David Seidenwurm, MD, of Radiological Associates of Sacramento in California, disputed Kopans’ assertion and argued that the article was correct and should not be withdrawn.
Screening mammography does not cause overdiagnosis or overtreatment, according to Kopans. “Pathologists cannot distinguish cancers that will be lethal from those that do not require treatment, and oncologists cannot determine who will be cured without systemic treatment and who will be ‘overtreated.’”
Breast cancer treatment, like medicine, is inexact, which is not cause to deny access to screening and its lifesaving potential, Kopans continued. He pointed to the near universal agreement among professional societies regarding the link between screening and the reduced breast cancer death rate.
The analysts who authored the NEJM paper, Archie Bleyer, MD, of Oregon Health and Science University in Portland, and H. Gilbert Welch, MD, from Geisel School of Medicine at Dartmouth in Hanover, N.H., have no experience treating women with breast cancer and based their argument on “assumptions and estimates,” Kopans wrote. In addition, they grouped together DCIS and small invasive cancers, which muddy the results for small invasive cancers.
Bleyer and Welch underestimated the background increase in invasive cancers, which swelled from 60 per 100,000 women in 1940 to 128 per 100,000 in 2008, according to Kopans. The miscalculation misrepresents the incidence of overdiagnosis, he continued.
Kopans also took issue with the authors’ assertion that screening is not effective unless it lowers the rate of advanced cancers. “Women die from breast cancers diagnosed at all stages. Finding cancers at smaller sizes within stages saves lives,” he wrote.
In contrast, Seidenwurm supported Bleyer and Welch. “The data show that early-stage breast cancer has increased markedly, while late stage diagnosis has decreased only slightly, and that decrease is in highly treatable nodal disease, not metastases.”

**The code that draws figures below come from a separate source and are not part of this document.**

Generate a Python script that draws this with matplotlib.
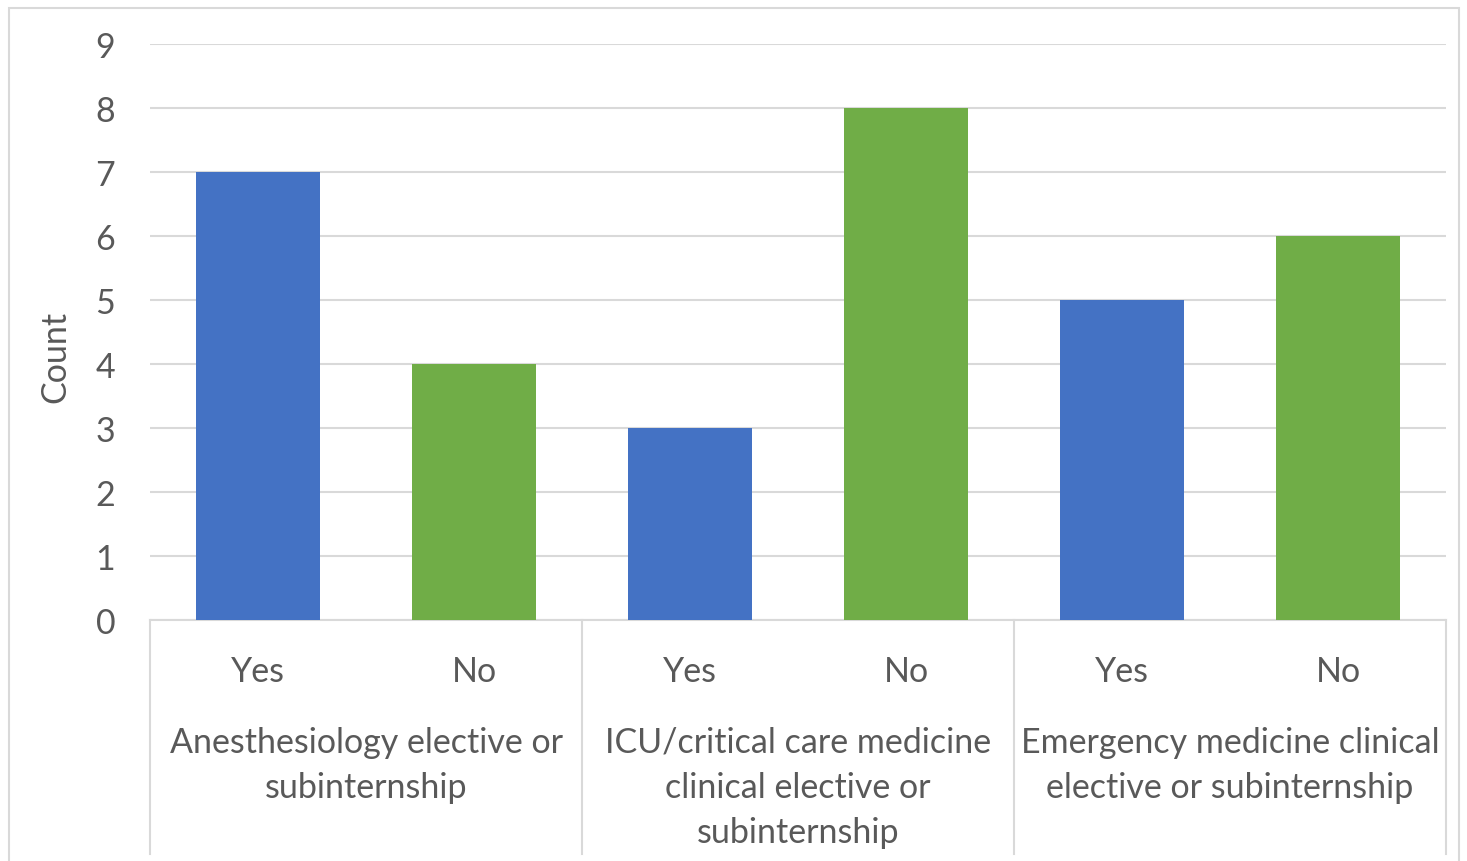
import matplotlib
matplotlib.use("Agg")
import matplotlib.pyplot as plt
from matplotlib.lines import Line2D
from matplotlib.patches import Rectangle

# ---- data ----
groups = [
    ["Anesthesiology elective or", "subinternship"],
    ["ICU/critical care medicine", "clinical elective or", "subinternship"],
    ["Emergency medicine clinical", "elective or subinternship"],
]
sub_labels = ["Yes", "No", "Yes", "No", "Yes", "No"]
counts = [7, 4, 3, 8, 5, 6]
bar_colors = ["#4472C4", "#70AD47", "#4472C4", "#70AD47", "#4472C4", "#70AD47"]
y_ticks = [0, 1, 2, 3, 4, 5, 6, 7, 8, 9]

W, H = 1467, 862
FONT = "Lato"
TXT = "#595959"
GRID = "#D9D9D9"
FS = 24.5

fig = plt.figure(figsize=(W / 100, H / 100), dpi=100)
fig.patch.set_facecolor("white")

# outer chart border
fig.add_artist(Rectangle((9 / W, -0.01), (1459 - 9) / W, 1 - 9 / H + 0.01,
                         transform=fig.transFigure, fill=False,
                         edgecolor=GRID, linewidth=1.5))

left, right, top, bottom = 150, 1446, 45, 621
pw, ph = right - left, bottom - top
ax = fig.add_axes([left / W, 1 - bottom / H, pw / W, ph / H])

x = list(range(len(counts)))
ax.bar(x, counts, width=0.575, color=bar_colors, zorder=3)
ax.set_xlim(-0.5, len(counts) - 0.5)
ax.set_ylim(0, 9)
ax.set_yticks(y_ticks)
ax.set_yticklabels([str(t) for t in y_ticks], fontsize=FS, color=TXT, family=FONT)
ax.tick_params(axis="y", length=0, pad=25)
ax.grid(axis="y", color=GRID, linewidth=1.5, zorder=0)
ax.set_axisbelow(True)
for s in ["top", "right", "left"]:
    ax.spines[s].set_visible(False)
ax.spines["bottom"].set_color(GRID)
ax.spines["bottom"].set_linewidth(1.5)

ax.set_xticks(x)
ax.set_xticklabels(sub_labels, fontsize=FS, color=TXT, family=FONT)
ax.tick_params(axis="x", length=0, pad=25)

ax.set_ylabel("Count", fontsize=FS, color=TXT, family=FONT)
ax.yaxis.label.set_va("center")
ax.yaxis.set_label_coords(-(left - 55) / pw, (bottom - 357) / ph)

# group separators
sep_bottom = -(855 - bottom) / ph
for k in range(len(groups) + 1):
    xd = -0.5 + 2 * k
    ax.add_line(Line2D([xd, xd], [0, sep_bottom], transform=ax.get_xaxis_transform(),
                       color=GRID, linewidth=1.5, clip_on=False))

# group labels
line_y = [743, 788, 833]
for g, lines in enumerate(groups):
    xc = 2 * g + 0.5
    for i, ln in enumerate(lines):
        ax.text(xc, -(line_y[i] - bottom) / ph, ln, transform=ax.get_xaxis_transform(),
                ha="center", va="center", fontsize=FS, color=TXT, family=FONT)

fig.savefig("out.png", dpi=100)
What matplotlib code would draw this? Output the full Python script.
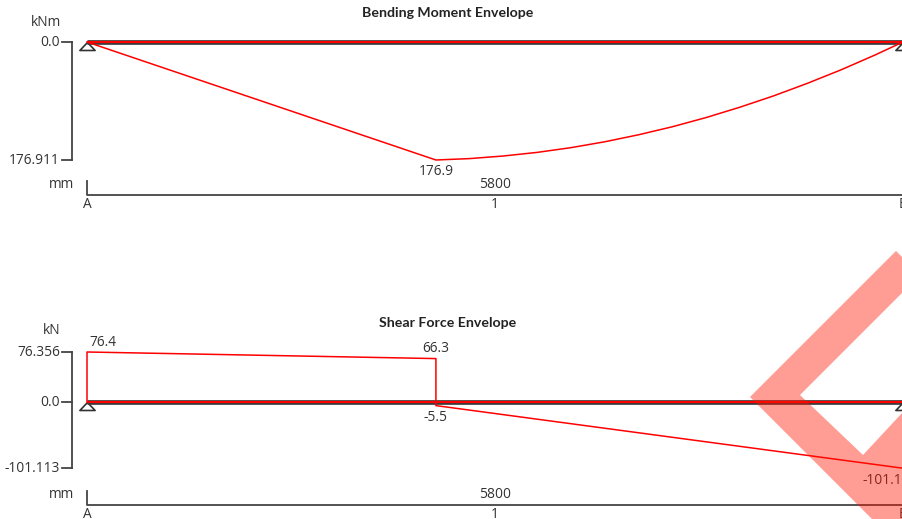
import matplotlib.pyplot as plt
import matplotlib.transforms as mtransforms
from matplotlib.patches import Polygon

# beam / member data (mm)
span = 5800
node_labels = ["A", "B"]
member_label = "1"

# bending moment envelope (kNm, sagging drawn downwards)
moment_x = [0, 2480, 2720, 2960, 3200, 3440, 3680, 3920, 4160, 4400, 4640, 4880, 5120, 5360, 5600, 5800]
moment_max = [0, 176.911, 174.8, 170.9, 165.5, 158.4, 149.6, 139.1, 127.1, 113.3, 97.8, 80.8, 62.0, 41.7, 19.6, 0]
moment_ticks = [0.0, 176.911]

# shear force envelope (kN)
shear_x = [0, 0, 2480, 2480, 5800]
shear_max = [0, 76.356, 66.3, -5.5, -101.113]
shear_ticks = [76.356, 0.0, -101.113]

W, H = 903, 519
fig = plt.figure(figsize=(W / 100, H / 100), dpi=100)
plt.rcParams['font.family'] = ['Open Sans', 'DejaVu Sans']

# pixel coords, origin top-left
pxT = mtransforms.Affine2D().scale(1 / W, -1 / H).translate(0, 1) + fig.transFigure

TXT = '#333333'
AX = '#444444'
RED = '#ff0000'
X0, X1 = 87, 903
FS = 9.9


def make_axes(top, bottom, zero_px, ref_val, ref_px):
    ax = fig.add_axes([0, 1 - bottom / H, 1, (bottom - top) / H])
    ax.set_axis_off()
    k = (ref_px - zero_px) / ref_val  # pixels per unit (sign gives direction)
    ax.set_xlim(-X0 * span / (X1 - X0), (W - X0) * span / (X1 - X0))
    ax.set_ylim((bottom - zero_px) / k, (top - zero_px) / k)
    return ax


def furniture(ax, ticks, unit, unit_y, title, title_y, dim_y):
    bt = mtransforms.blended_transform_factory(pxT, ax.transData)
    # bracket style value axis
    ax.plot([72, 72], [min(ticks), max(ticks)], color=AX, lw=1.3, transform=bt, clip_on=False)
    for t in ticks:
        ax.plot([62, 72], [t, t], color=AX, lw=1.3, transform=bt, clip_on=False)
        ax.text(60, t, str(t), ha='right', va='center', fontsize=FS, color=TXT, transform=bt)
    fig.text(61, unit_y, unit, ha='right', va='center', fontsize=FS, color=TXT, transform=pxT)
    fig.text(448, title_y, title, ha='center', va='center', fontsize=10.2, fontweight='bold',
             color='#222222', transform=pxT, family=['Lato', 'DejaVu Sans'])

    # beam line with supports
    ax.plot([0, span], [0, 0], color='#3c3c3c', lw=3.4, solid_capstyle='butt', zorder=3)
    tri = [(0, 0), (-1, -1.05), (1, -1.05), (0, 0)]
    ax.plot([0, span], [0, 0], ls='none', marker=tri, ms=11.5, mfc='white', mec='#333333',
            mew=1.2, zorder=2, clip_on=False)

    # dimension line
    dt = mtransforms.blended_transform_factory(ax.transData, pxT)
    ax.plot([0, 0, span], [dim_y - 14, dim_y, dim_y], color=AX, lw=1.3, transform=dt, clip_on=False)
    ax.text(span / 2, dim_y - 11, str(span), ha='center', va='center', fontsize=FS, color=TXT, transform=dt)
    fig.text(74, dim_y - 10, 'mm', ha='right', va='center', fontsize=FS, color=TXT, transform=pxT)
    for xv, lab in zip([0, span], node_labels):
        ax.text(xv, dim_y + 9, lab, ha='center', va='center', fontsize=FS, color=TXT, transform=dt)
    ax.text(span / 2, dim_y + 9, member_label, ha='center', va='center', fontsize=FS, color=TXT, transform=dt)


def label(ax, x, y, dy, ha='center', dx=0):
    ax.annotate(f"{y:.1f}", (x, y), xytext=(dx * 0.72, -dy * 0.72), textcoords='offset points',
                ha=ha, va='center', fontsize=FS, color=TXT, zorder=6)


# --- bending moment
ax1 = make_axes(0, 260, 42, moment_ticks[1], 160)
furniture(ax1, moment_ticks, 'kNm', 22, 'Bending Moment Envelope', 13, 195)
ax1.plot([0, span], [0, 0], color=RED, lw=1.5, zorder=4, solid_capstyle='butt')
ax1.plot(moment_x, moment_max, color=RED, lw=1.1, zorder=4)
i = moment_max.index(max(moment_max))
label(ax1, moment_x[i], moment_max[i], 11.5)

# --- shear force
ax2 = make_axes(260, 519, 402, shear_ticks[0], 352)
furniture(ax2, shear_ticks, 'kN', 330, 'Shear Force Envelope', 323, 505)
ax2.plot([0, span], [0, 0], color=RED, lw=1.5, zorder=4, solid_capstyle='butt')
ax2.plot(shear_x, shear_max, color=RED, lw=1.1, zorder=4)
label(ax2, shear_x[1], shear_max[1], -10, ha='left', dx=2)
label(ax2, shear_x[2], shear_max[2], -10)
label(ax2, shear_x[3], shear_max[3], 12)
label(ax2, shear_x[4], shear_max[4], 12.5, ha='right', dx=-1)

# watermark stamp over the lower right corner
stamp = [(896, 251), (750, 397), (872, 519), (890, 540), (1000, 540), (1000, 383),
         (930, 383), (863, 455), (800, 395), (920, 275)]
fig.add_artist(Polygon(stamp, closed=True, transform=pxT, facecolor='#ff1400',
                       edgecolor='none', alpha=0.42, zorder=10))

fig.savefig('out.png', dpi=100)
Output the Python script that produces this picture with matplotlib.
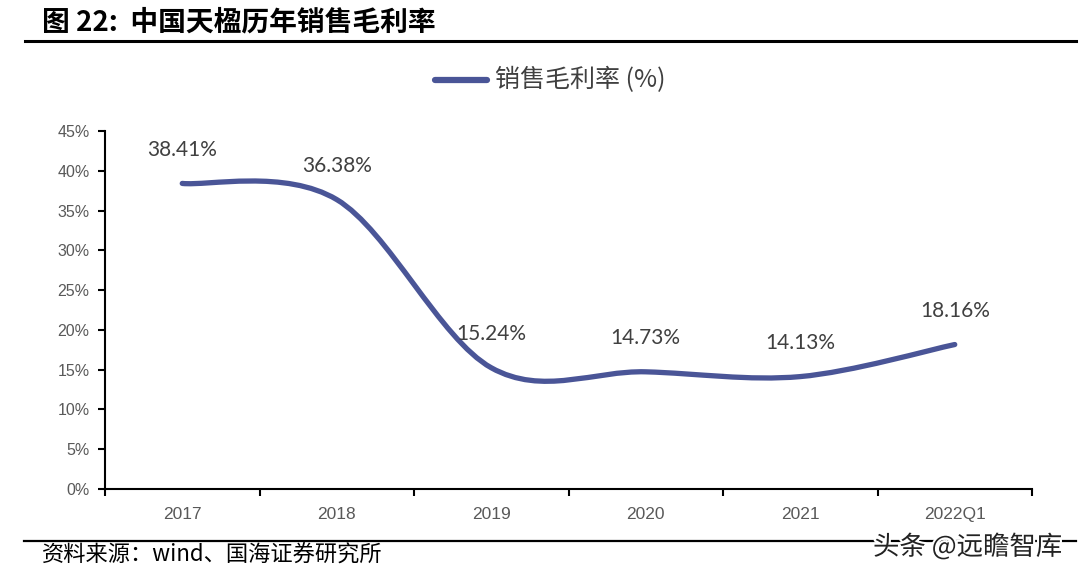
import numpy as np
import matplotlib
matplotlib.use("Agg")
import matplotlib.pyplot as plt
from matplotlib.path import Path
from matplotlib.patches import PathPatch
from matplotlib.lines import Line2D
import matplotlib.patheffects as pe

plt.rcParams['font.family'] = ['Noto Sans CJK SC', 'DejaVu Sans']

# data
years = ['2017', '2018', '2019', '2020', '2021', '2022Q1']
margin = [38.41, 36.38, 15.24, 14.73, 14.13, 18.16]
yticks = [0, 5, 10, 15, 20, 25, 30, 35, 40, 45]

line_c = '#4A5597'
txt_c = '#404040'

fig = plt.figure(figsize=(10.9, 5.77), dpi=100)
ax = fig.add_axes([105/1090, 1-489/577, 927/1090, 358/577])

x = np.arange(len(margin))
y = np.array(margin)

# excel-like smoothed line (bezier through every point)
verts = [(x[0], y[0])]
codes = [Path.MOVETO]
n = len(x)
for i in range(n-1):
    p0 = np.array([x[max(i-1, 0)], y[max(i-1, 0)]])
    p1 = np.array([x[i], y[i]])
    p2 = np.array([x[i+1], y[i+1]])
    p3 = np.array([x[min(i+2, n-1)], y[min(i+2, n-1)]])
    c1 = p1 + (p2 - p0)/6
    c2 = p2 - (p3 - p1)/6
    verts += [tuple(c1), tuple(c2), tuple(p2)]
    codes += [Path.CURVE4]*3
ax.add_patch(PathPatch(Path(verts, codes), fill=False, edgecolor=line_c,
                       lw=3.8, capstyle='round', joinstyle='round'))

for xi, yi in zip(x, y):
    ax.annotate(f'{yi:.2f}%', (xi, yi), xytext=(0, 17), textcoords='offset points',
                ha='center', va='bottom', fontsize=15, color=txt_c,
                family=['Lato', 'DejaVu Sans'])

ax.set_xlim(-0.5, len(years)-0.5)
ax.set_ylim(0, 45)
ax.set_yticks(yticks)
ax.set_yticklabels([f'{v}%' for v in yticks], family=['Liberation Sans'],
                   fontsize=11.5, color='#595959')
ax.set_xticks(x)
ax.set_xticklabels(years, family=['Liberation Sans'], fontsize=12.5, color='#595959')
ax.set_xticks(np.arange(-0.5, len(years), 1), minor=True)
ax.tick_params(axis='x', which='major', length=0, pad=13)
ax.tick_params(axis='x', which='minor', length=5, width=1.5, color='black')
ax.tick_params(axis='y', length=5, width=1.5, color='black', pad=6)
for s in ['top', 'right']:
    ax.spines[s].set_visible(False)
for s in ['left', 'bottom']:
    ax.spines[s].set_linewidth(1.5)
    ax.spines[s].set_color('black')

# legend
fig.add_artist(Line2D([435/1090, 487/1090], [1-80/577, 1-80/577], color=line_c,
                      lw=4.5, solid_capstyle='round'))
fig.text(495/1090, 1-80/577, '销售毛利率 (%)', fontsize=18, color=txt_c, va='center')

# title and source
fig.text(42/1090, 1-22/577, '图 22:  中国天楹历年销售毛利率', fontsize=20,
         fontweight='bold', va='center', color='black')
fig.add_artist(Line2D([25/1090, 1076/1090], [1-41/577, 1-41/577], color='black', lw=2.2))
fig.add_artist(Line2D([24/1090, 1076/1090], [1-541/577, 1-541/577], color='black', lw=1.6))
fig.text(42/1090, 1-555/577, '资料来源：wind、国海证券研究所', fontsize=16,
         va='center', color='black')
fig.text(873/1090, 1-547/577, '头条 @远瞻智库', fontsize=19, va='center', color='#222222',
         path_effects=[pe.withStroke(linewidth=3, foreground='white')])

fig.savefig('out.png', dpi=100)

This small reduction in late-stage disease, according to Seidenwurm, suggests minimal screening benefits and greater harms of overdiagnosis and overtreatment. He also attributed improved breast cancer outcomes to advances in surgery, radiation, chemotherapy and hormonal treatment.
Seidenwurm took issue with developments in breast imaging, offering that advanced imaging detects lesions occult to conventional mammography. At the same time, the biopsy threshold has lowered, upping the number of biopsies; and advances in pathology have changed the definition of disease. Outcomes include a high recall rate and overdiagnosis.
The proportion of DCIS in the U.S., which has increased to 20 percent of breast cancers in the U.S., poses two problems, according to Seidenwurm. “DCIS has increased more in the United States than in other countries, and it is treated more aggressively here.” However, he acknowledged that physicians face poor choices with DCIS; underdiagnose and undertreat or overdiagnose and overtreat.
DCIS may be the common ground between Kopans and Seidenwurm. “It is well known that diagnosis and treatment of DCIS is highly controversial. Efforts have been under way for decades to try to find a reasonable approach to these lesions,” Kopans wrote.
Seidenwurm closed with a call to arms and recommended observational studies focused on procedures and therapies; application of performance metrics such as surgical complications and comparative effectiveness studies. In addition to improving screening programs, he urged physicians to accept uncertainty about the value of screening at different ages and development of pathways to help women make informed personal decisions.
Kopans reiterated that screening mammography saves lives and also called for accurate dissemination regarding the risks and benefits of screening. “Probably at its best, it [mammography] can reduce the death rate by 40% to 50%. Clearly, a universal cure or safe prevention is needed, but neither is on the horizon,” he admitted.